The first step is to create a translation dataset. In the Datasets panel, select CREATE DATASET:

  • For the Dataset name, follow the pattern used by existing datasets: dataset_LOCALE_YYYY_MM_DD (e.g. dataset_pt_BR_2023_09_20, note that - is not allowed).
  • Select the Translate from… language (English (EN)) and the Translate to… language (e.g. Portuguese (PT) for pt-BR).
  • Click CREATE.

This operation will take a few seconds. At the end, an empty dataset with the selected name will be available in the list, with 0 in the Total pairs column. It’s now time to import Pontoon’s translation memory and train the model:

  • Click the dataset, then navigate to the IMPORT tab.
  • Use SELECT FILES to select the downloaded TMX file from your device.
  • Click BROWSE in the Destination on Cloud Storage field and select pontoon-prod-model-data-c1107144.
  • Click CONTINUE to start the import process. The import process will take a few minutes (it’s possible to close this window and return later to the list of datasets, when completed the Status column will say Success: ImportData).
  • Once the import is completed, navigate to the TRAIN tab and click START TRAINING.
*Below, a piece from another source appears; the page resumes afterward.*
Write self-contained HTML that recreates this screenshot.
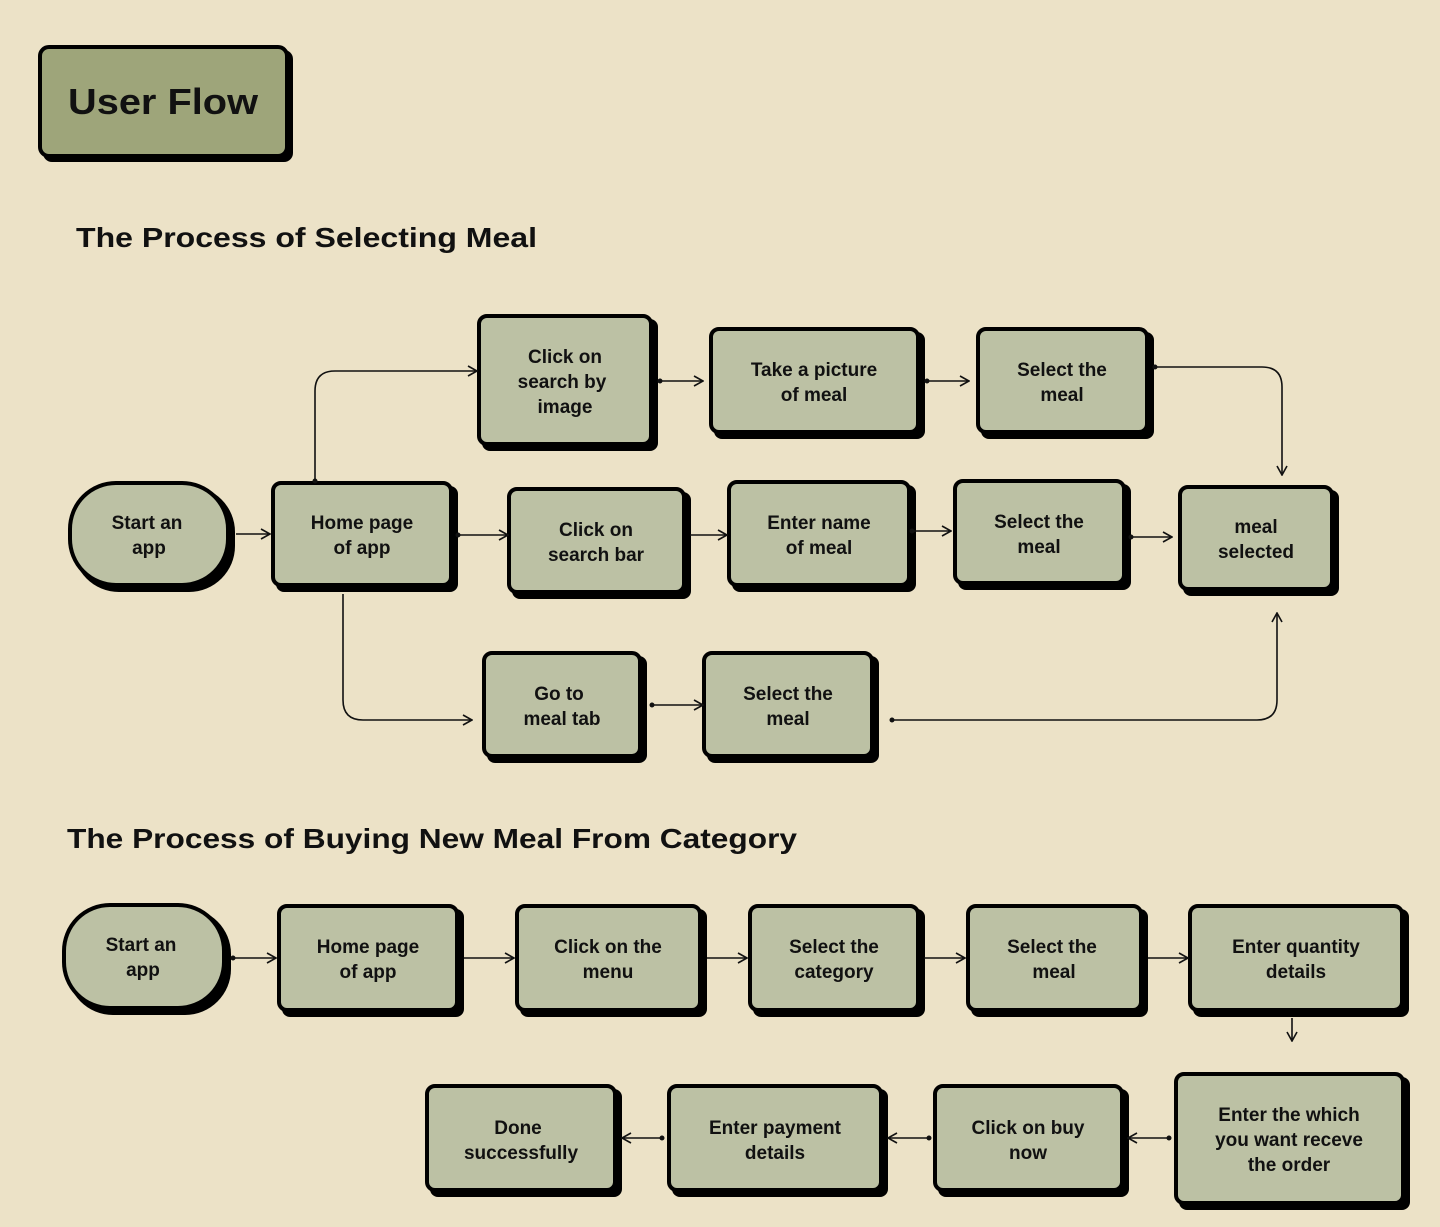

Note that creating the model is a background job which takes a few hours (when completed the Status column will say Success: CreateModel), and models for at most 4 locales can be trained concurrently. When the model is created, store its name (usually starting with NM, followed by a series of alphanumeric characters) under Google automl model in the Django’s admin interface of the locale.

From that point on, Machinery will start using the custom machine translation model instead of the generic one and you’ll be set to enable pretranslation for the locale.